Eighth-seeded Richards (18-8) got ninth-seeded Thornwood (22-7) big man Jeremiah Tarver in foul trouble quickly, and ended up making three more field goals in the game overall, but shot a hideous 4-of-14 at the line while the Thunderbirds made 14-of-20.

That was enough to advance Thornwood, which maintained a medium-sized lead throughout and never let that edge get cut to less than four down the stretch, to a Friday date against top-seeded Bloom.

“You have to exert so much energy chasing from behind,” Richards coach Chris Passafiume said. “You look up at the scoreboard, you think you were making a run, and then it’s like, ‘Oh man, we’re still down.’ It’s tough mentally to see that.”
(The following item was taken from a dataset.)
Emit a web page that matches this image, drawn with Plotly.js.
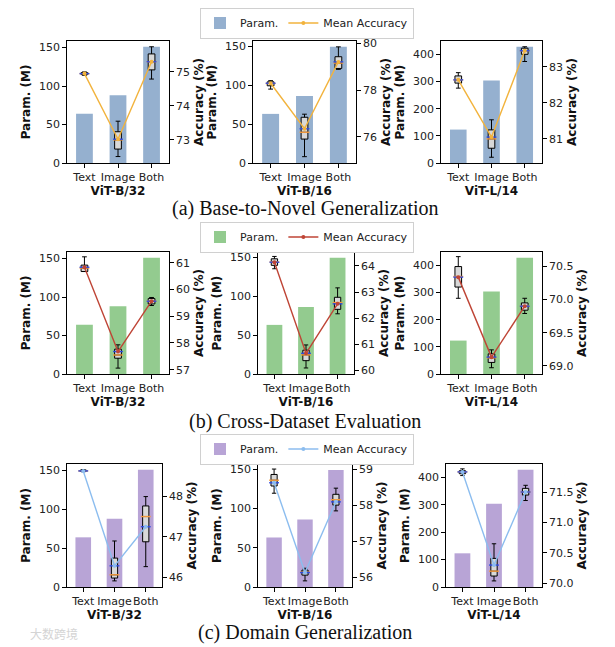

Star guard Zachary Carr led the way for Thornwood early, scoring 14 of his 19 points in the first half, and then gave way to multidimensional forward Donald Coats after the break. Coats finished with 21 points on 7-of-12 shooting, including three triples, and seven rebounds.

“Zach is our go-to guy when we need a basket, and then other guys feed off him — when they try to stop him, he drops it off to Jeremiah, he hits Shaun Burress, he finds Donald Coats,” Slavich said. “They hit some big threes and they opened the game up. When you start to pull away like that, it makes teams change up what they do.”

Tarver overcame his early lack of discipline and finished with a steadying 13 points and nine rebounds.

He had a tough defensive matchup against fiery Richards star Trevon Jones, a 235-pound bull inside, and although Jones went for an impressive 24 points on 11-of-16 shooting, Tarver said his mentality is to not care how many points any opponent gets as long as their team loses.

The Thunderbirds were able to shut down everyone else: Albert Jones (11 points) made only 5-of-15 looks from inside the arc, sharpshooter Sean Willis made only 3-of-9 from deep and Kajuan Wines missed the game due to injury. And Thornwood also won the rebounding battle — an especially encouraging sign.

“Throughout the whole season, we’ve had trouble rebounding, so we’ve been practicing crashing the glass, crashing the glass,” Tarver said. “Our bigs stepped up tonight.”

Way back in the second game of the season, Thornwood played at Bloom and only lost by two points, on two final-seconds free throws.

In Friday’s Stagg Regional final in Palos Hills, Slavich hopes the foul-shooting fortune will go his side’s way.

“We know we’re going to have our hands full with Bloom, they’re a great team, but I think our guys have it in them to go compete and get a W on Friday night,” he said.